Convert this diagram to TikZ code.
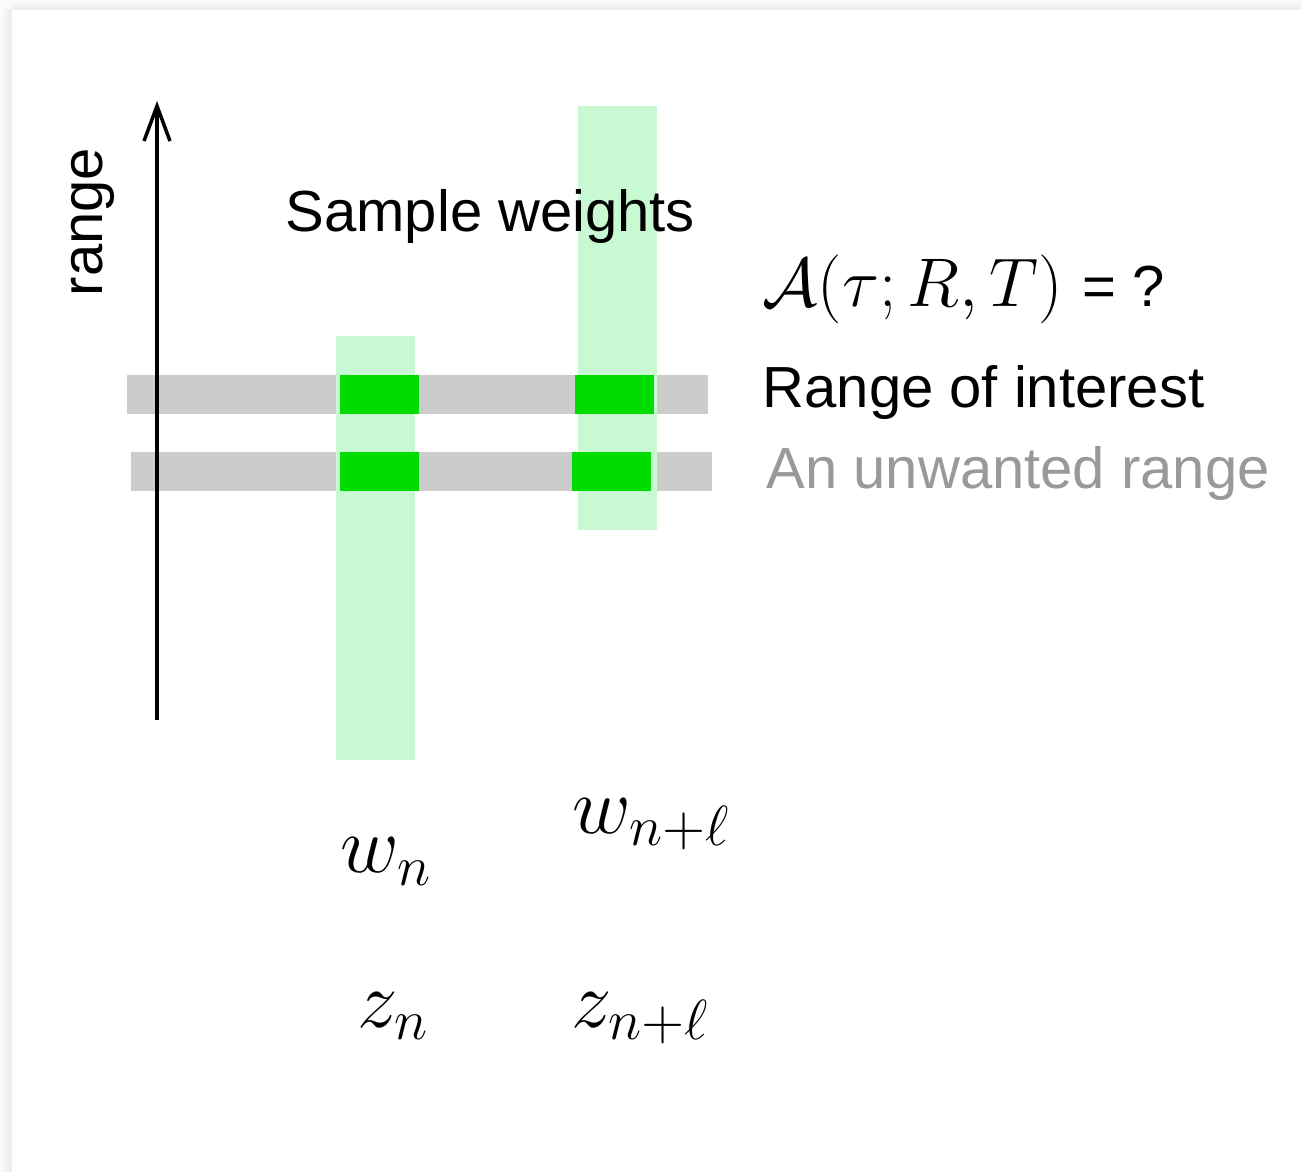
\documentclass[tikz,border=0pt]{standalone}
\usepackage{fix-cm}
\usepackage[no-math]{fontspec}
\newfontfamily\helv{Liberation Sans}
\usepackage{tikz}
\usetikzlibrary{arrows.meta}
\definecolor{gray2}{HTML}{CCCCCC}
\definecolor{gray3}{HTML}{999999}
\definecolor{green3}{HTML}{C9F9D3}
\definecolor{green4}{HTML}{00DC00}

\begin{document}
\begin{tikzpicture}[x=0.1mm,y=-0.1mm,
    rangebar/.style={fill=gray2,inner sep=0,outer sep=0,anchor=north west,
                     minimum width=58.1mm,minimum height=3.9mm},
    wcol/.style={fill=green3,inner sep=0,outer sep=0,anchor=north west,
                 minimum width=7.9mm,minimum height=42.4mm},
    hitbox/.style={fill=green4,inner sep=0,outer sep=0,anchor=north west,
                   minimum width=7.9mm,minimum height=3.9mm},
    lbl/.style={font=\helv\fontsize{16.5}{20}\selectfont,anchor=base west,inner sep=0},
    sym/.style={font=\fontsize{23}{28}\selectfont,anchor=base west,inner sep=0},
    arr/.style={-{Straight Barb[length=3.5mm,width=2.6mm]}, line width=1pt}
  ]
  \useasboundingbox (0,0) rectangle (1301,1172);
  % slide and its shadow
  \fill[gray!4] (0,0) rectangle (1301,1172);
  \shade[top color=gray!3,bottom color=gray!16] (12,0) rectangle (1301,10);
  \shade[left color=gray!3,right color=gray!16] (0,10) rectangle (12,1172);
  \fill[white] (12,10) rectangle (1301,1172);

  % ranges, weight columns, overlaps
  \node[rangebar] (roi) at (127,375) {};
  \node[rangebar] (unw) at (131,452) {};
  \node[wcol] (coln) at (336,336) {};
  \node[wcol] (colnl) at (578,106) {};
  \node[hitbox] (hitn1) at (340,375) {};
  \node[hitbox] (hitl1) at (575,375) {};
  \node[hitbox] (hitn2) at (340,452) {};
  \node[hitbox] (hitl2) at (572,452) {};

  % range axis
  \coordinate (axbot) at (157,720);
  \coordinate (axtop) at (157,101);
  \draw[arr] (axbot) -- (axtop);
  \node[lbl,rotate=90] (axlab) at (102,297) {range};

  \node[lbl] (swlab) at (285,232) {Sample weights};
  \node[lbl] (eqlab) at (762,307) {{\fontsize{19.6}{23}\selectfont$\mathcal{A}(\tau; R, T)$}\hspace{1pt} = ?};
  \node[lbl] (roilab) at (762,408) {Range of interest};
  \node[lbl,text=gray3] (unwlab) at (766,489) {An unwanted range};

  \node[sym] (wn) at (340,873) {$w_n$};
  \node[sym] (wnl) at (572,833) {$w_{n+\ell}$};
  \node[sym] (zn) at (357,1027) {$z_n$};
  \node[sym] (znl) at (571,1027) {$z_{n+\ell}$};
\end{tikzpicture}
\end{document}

+ + + + +

▶ **Short task**:
Print the complete listing exactly as it stands, without its pictures.

▶ **Written solution**:
Convert this diagram to TikZ code.
\documentclass[tikz,border=0pt]{standalone}
\usepackage{fix-cm}
\usepackage[no-math]{fontspec}
\newfontfamily\helv{Liberation Sans}
\usepackage{tikz}
\usetikzlibrary{arrows.meta}
\definecolor{gray2}{HTML}{CCCCCC}
\definecolor{gray3}{HTML}{999999}
\definecolor{green3}{HTML}{C9F9D3}
\definecolor{green4}{HTML}{00DC00}

\begin{document}
\begin{tikzpicture}[x=0.1mm,y=-0.1mm,
    rangebar/.style={fill=gray2,inner sep=0,outer sep=0,anchor=north west,
                     minimum width=58.1mm,minimum height=3.9mm},
    wcol/.style={fill=green3,inner sep=0,outer sep=0,anchor=north west,
                 minimum width=7.9mm,minimum height=42.4mm},
    hitbox/.style={fill=green4,inner sep=0,outer sep=0,anchor=north west,
                   minimum width=7.9mm,minimum height=3.9mm},
    lbl/.style={font=\helv\fontsize{16.5}{20}\selectfont,anchor=base west,inner sep=0},
    sym/.style={font=\fontsize{23}{28}\selectfont,anchor=base west,inner sep=0},
    arr/.style={-{Straight Barb[length=3.5mm,width=2.6mm]}, line width=1pt}
  ]
  \useasboundingbox (0,0) rectangle (1301,1172);
  % slide and its shadow
  \fill[gray!4] (0,0) rectangle (1301,1172);
  \shade[top color=gray!3,bottom color=gray!16] (12,0) rectangle (1301,10);
  \shade[left color=gray!3,right color=gray!16] (0,10) rectangle (12,1172);
  \fill[white] (12,10) rectangle (1301,1172);

  % ranges, weight columns, overlaps
  \node[rangebar] (roi) at (127,375) {};
  \node[rangebar] (unw) at (131,452) {};
  \node[wcol] (coln) at (336,336) {};
  \node[wcol] (colnl) at (578,106) {};
  \node[hitbox] (hitn1) at (340,375) {};
  \node[hitbox] (hitl1) at (575,375) {};
  \node[hitbox] (hitn2) at (340,452) {};
  \node[hitbox] (hitl2) at (572,452) {};

  % range axis
  \coordinate (axbot) at (157,720);
  \coordinate (axtop) at (157,101);
  \draw[arr] (axbot) -- (axtop);
  \node[lbl,rotate=90] (axlab) at (102,297) {range};

  \node[lbl] (swlab) at (285,232) {Sample weights};
  \node[lbl] (eqlab) at (762,307) {{\fontsize{19.6}{23}\selectfont$\mathcal{A}(\tau; R, T)$}\hspace{1pt} = ?};
  \node[lbl] (roilab) at (762,408) {Range of interest};
  \node[lbl,text=gray3] (unwlab) at (766,489) {An unwanted range};

  \node[sym] (wn) at (340,873) {$w_n$};
  \node[sym] (wnl) at (572,833) {$w_{n+\ell}$};
  \node[sym] (zn) at (357,1027) {$z_n$};
  \node[sym] (znl) at (571,1027) {$z_{n+\ell}$};
\end{tikzpicture}
\end{document}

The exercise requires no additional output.